In 2008, less than a year after Kirchner assumed the presidency, she encountered massive protests when her government tried to increase taxes on grain exports. She eventually backed down, but it did not boost her political appeal. Battles with the media erupted, leading to claims she was censoring opponents. Later she slogged through an ongoing scandal over the veracity of national statistics on such measures as inflation, garnering her many critics like Alejandro Prud'homme, an industrial designer in Buenos Aires.
"There's more of a lack of free expression than in previous governments – those who don't like [the government's] way of thinking are generally cut off," he says.
Claims still swirl that she manipulates statistics and the media.

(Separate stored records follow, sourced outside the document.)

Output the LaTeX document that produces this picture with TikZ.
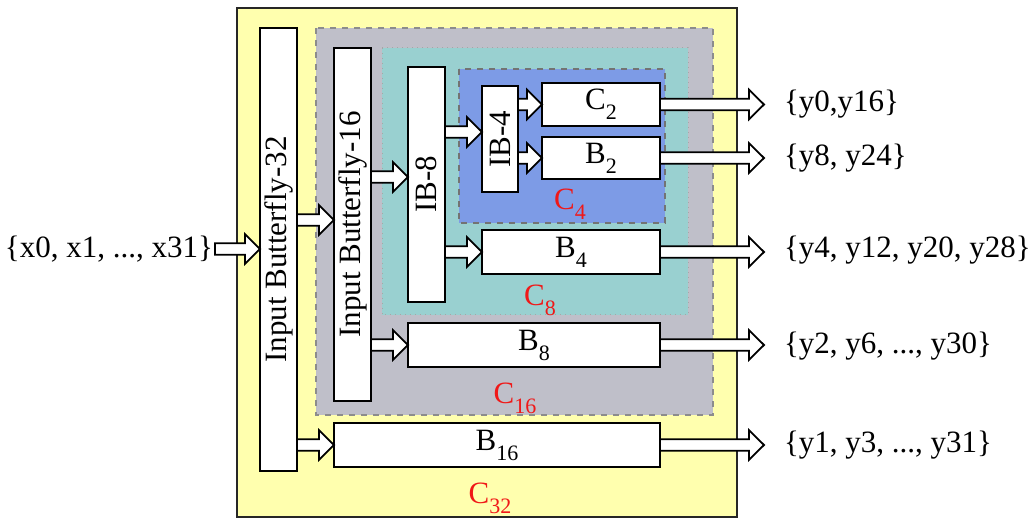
\documentclass[tikz,border=0pt]{standalone}
\usepackage{fontspec}
\setmainfont{Liberation Serif}
\usetikzlibrary{calc}
\newcommand{\lsub}[1]{\raisebox{-0.32em}{\fontsize{11pt}{11pt}\selectfont #1}}
\definecolor{cyel}{HTML}{FFFFAE}
\definecolor{cgray}{HTML}{BFBFC9}
\definecolor{cteal}{HTML}{99D0D0}
\definecolor{cblue}{HTML}{7D9BE6}
\definecolor{cred}{HTML}{F01818}
\tikzset{
  blk/.style={draw=black, fill=white, line width=1pt, inner sep=0pt, outer sep=0pt,
    font=\fontsize{15.5pt}{18pt}\selectfont},
  lbl/.style={inner sep=0pt, outer sep=0pt, font=\fontsize{15.5pt}{18pt}\selectfont},
  clbl/.style={inner sep=0pt, outer sep=0pt, text=cred, font=\fontsize{15.5pt}{18pt}\selectfont},
  barrow/.style={draw=black, fill=white, line width=0.9pt, line join=miter,
    to path={let \p1=(\tikztostart), \p2=(\tikztotarget) in
      (\x1,\y1+2.9pt) -- (\x2-7.5pt,\y1+2.9pt) -- (\x2-7.5pt,\y1+7.4pt) -- (\x2,\y1)
      -- (\x2-7.5pt,\y1-7.4pt) -- (\x2-7.5pt,\y1-2.9pt) -- (\x1,\y1-2.9pt) -- cycle}}
}
\begin{document}
\begin{tikzpicture}[x=0.5pt, y=-0.5pt]
\useasboundingbox (0,0) rectangle (1030,518);
% containers
\draw[fill=cyel, draw=black!85, line width=1pt] (237,8) rectangle (737,517);
\draw[fill=cgray, draw=black!45, dashed, line width=0.6pt] (316,28) rectangle (713,415);
\draw[fill=cteal, draw=black!35, dotted, line width=0.5pt] (382,48) rectangle (688,315);
\draw[fill=cblue, draw=black!55, dashed, line width=0.6pt] (459,69) rectangle (665,223);
% container labels
\node[clbl] (lc4) at (570,204) {C\lsub{4}};
\node[clbl] (lc8) at (540,300) {C\lsub{8}};
\node[clbl] (lc16) at (515,398) {C\lsub{16}};
\node[clbl] (lc32) at (490,498) {C\lsub{32}};
% blocks
\node[blk, rotate=90, minimum width=221.5pt, minimum height=18.5pt] (ib32) at (278.5,249.5) {Input Butterfly-32};
\node[blk, rotate=90, minimum width=176.5pt, minimum height=18.5pt] (ib16) at (352.5,224.5) {Input Butterfly-16};
\node[blk, rotate=90, minimum width=117.5pt, minimum height=18.5pt] (ib8) at (426.5,184.5) {IB-8};
\node[blk, rotate=90, minimum width=53pt, minimum height=18pt] (ib4) at (500,139) {IB-4};
\node[blk, minimum width=59pt, minimum height=21.5pt] (c2) at (601,104.5) {C\lsub{2}};
\node[blk, minimum width=59pt, minimum height=21pt] (b2) at (601,158) {B\lsub{2}};
\node[blk, minimum width=89pt, minimum height=22pt] (b4) at (571,252) {B\lsub{4}};
\node[blk, minimum width=126pt, minimum height=22pt] (b8) at (534,345) {B\lsub{8}};
\node[blk, minimum width=163pt, minimum height=22pt] (b16) at (497,445) {B\lsub{16}};
% inputs / outputs
\node[lbl, anchor=east] (xin) at (213,249) {\{x0, x1, ..., x31\}};
\node[lbl, anchor=west] (y1) at (784,104.5) {\{y0,y16\}};
\node[lbl, anchor=west] (y2) at (784,158) {\{y8, y24\}};
\node[lbl, anchor=west] (y3) at (784,250) {\{y4, y12, y20, y28\}};
\node[lbl, anchor=west] (y4) at (784,346) {\{y2, y6, ..., y30\}};
\node[lbl, anchor=west] (y5) at (784,445) {\{y1, y3, ..., y31\}};
% helper levels
\coordinate (l249) at (0,249);
\coordinate (l220) at (0,220);
\coordinate (l177) at (0,177);
\coordinate (l132) at (0,132);
% arrows
\draw[barrow] ([xshift=1pt]xin.east |- l249) to (ib32.north |- l249);
\draw[barrow] (ib32.south |- l220) to (ib16.north |- l220);
\draw[barrow] (ib16.south |- l177) to (ib8.north |- l177);
\draw[barrow] (ib8.south |- l132) to (ib4.north |- l132);
\draw[barrow] (ib4.south |- c2.west) to (c2.west);
\draw[barrow] (ib4.south |- b2.west) to (b2.west);
\draw[barrow] (ib8.south |- b4.west) to (b4.west);
\draw[barrow] (ib16.south |- b8.west) to (b8.west);
\draw[barrow] (ib32.south |- b16.west) to (b16.west);
\draw[barrow] (c2.east) to ([xshift=-10pt]y1.west |- c2.east);
\draw[barrow] (b2.east) to ([xshift=-10pt]y2.west |- b2.east);
\draw[barrow] (b4.east) to ([xshift=-10pt]y3.west |- b4.east);
\draw[barrow] (b8.east) to ([xshift=-10pt]y4.west |- b8.east);
\draw[barrow] (b16.east) to ([xshift=-10pt]y5.west |- b16.east);
\end{tikzpicture}
\end{document}
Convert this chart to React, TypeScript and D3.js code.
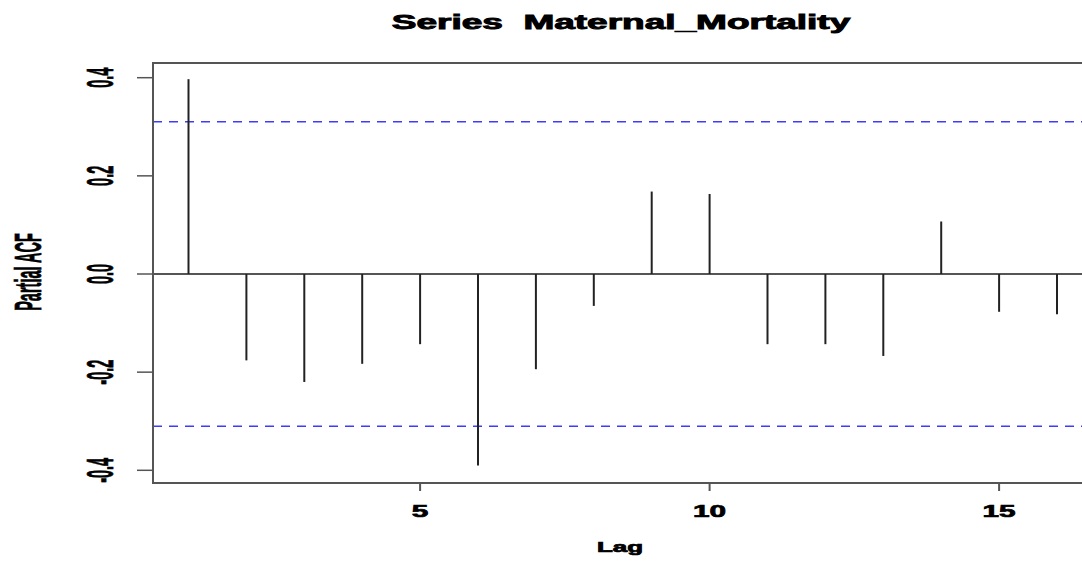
import React from "react";
import { scaleLinear } from "d3";

// partial autocorrelations, lags 1..16
const lags = [1, 2, 3, 4, 5, 6, 7, 8, 9, 10, 11, 12, 13, 14, 15, 16];
const pacf = [0.397, -0.176, -0.22, -0.183, -0.143, -0.39, -0.194, -0.065, 0.168, 0.163, -0.143, -0.143, -0.167, 0.107, -0.077, -0.082];
const ciBound = 0.31;
const xTicks = [5, 10, 15];
const yTicks = [-0.4, -0.2, 0, 0.2, 0.4];
const title = "Series  Maternal_Mortality";

const width = 1082;
const height = 561;
const box = { left: 153, top: 63, right: 1095, bottom: 483 };
const font = "'Liberation Sans', Arial, Helvetica, sans-serif";

// R's bold labels look heavy once stretched, a thin outline thickens them
const heavy = { fontFamily: font, fontWeight: "bold", fill: "#000", stroke: "#000", whiteSpace: "pre" } as const;

const App = () => {
  const x = scaleLinear().domain([1, 16]).range([188.5, 1057]);
  const y = scaleLinear().domain([-0.4, 0.4]).range([470.3, 77.7]);

  return (
    <svg width={width} height={height} style={{ position: "absolute", left: 0, top: 0, background: "#fff" }}>
      {/* title */}
      <text
        transform={`translate(621, 29) scale(1.85, 1)`}
        textAnchor="middle"
        fontSize={20}
        strokeWidth={0.9}
        style={heavy}
      >
        {title}
      </text>

      {/* confidence bounds */}
      {[ciBound, -ciBound].map((v, i) => (
        <line key={i} x1={box.left} x2={box.right} y1={y(v)} y2={y(v)}
          stroke="#3c3cff" strokeWidth={1.5} strokeDasharray="9,7" />
      ))}

      {/* zero line */}
      <line x1={box.left} x2={box.right} y1={y(0)} y2={y(0)} stroke="#555" strokeWidth={2} />

      {/* spikes */}
      {pacf.map((v, i) => (
        <line key={i} x1={x(lags[i])} x2={x(lags[i])} y1={y(0)} y2={y(v)} stroke="#222" strokeWidth={2} />
      ))}

      {/* frame */}
      <rect x={box.left} y={box.top} width={box.right - box.left} height={box.bottom - box.top}
        fill="none" stroke="#555" strokeWidth={2} />

      {/* y axis */}
      {yTicks.map((t, i) => (
        <g key={i}>
          <line x1={137} x2={box.left} y1={y(t)} y2={y(t)} stroke="#555" strokeWidth={1.5} />
          <text
            transform={`translate(113, ${y(t)}) scale(2.5, 1) rotate(-90)`}
            textAnchor="middle"
            fontSize={14.5}
            strokeWidth={0.3}
            style={heavy}
          >
            {t.toFixed(1)}
          </text>
        </g>
      ))}
      <text
        transform={`translate(41, 272) scale(2.55, 1) rotate(-90)`}
        textAnchor="middle"
        fontSize={14.5}
        strokeWidth={0.3}
        style={heavy}
      >
        Partial ACF
      </text>

      {/* x axis */}
      {xTicks.map((t, i) => (
        <g key={i}>
          <line x1={x(t)} x2={x(t)} y1={box.bottom} y2={box.bottom + 8} stroke="#555" strokeWidth={2} />
          <text
            transform={`translate(${x(t)}, 517) scale(1.75, 1)`}
            textAnchor="middle"
            fontSize={17}
            strokeWidth={0.7}
            style={heavy}
          >
            {t}
          </text>
        </g>
      ))}
      <text
        transform={`translate(620, 552) scale(1.85, 1)`}
        textAnchor="middle"
        fontSize={14}
        strokeWidth={0.7}
        style={heavy}
      >
        Lag
      </text>
    </svg>
  );
};

export default App;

But after the devastating midterm loss, a powerful antidote has emerged: the economy. The strength of trading partner Brazil, high commodities prices, and new markets in China have boosted Argentine budgets. With the windfall, Kirchner has invested more heavily in subsidies and social projects, like cash payments to poor mothers with kids. Unemployment is at 7.3 percent, its lowest level in 20 years.
"Everything Cristina has had to deal with have been tests that she overcame, and I think the population has noted this," says Gonzalo Rodríguez, an activist and Kirchner supporter. "She has transformed herself into a great political leader, and I think people realize this, even those who don't like her."
Like many countries in Latin America, the opposition in Argentina has been unable to unite and field a viable alternative to the incumbent. In primaries in August, Kirchner was the clear front-runner, and polls leading up to the Oct. 23 election showed she could gain more than 50 percent of the vote this month. To win in the first round, a candidate needs 45 percent of the vote or more than 40 percent and be 10 points ahead of the closest contender.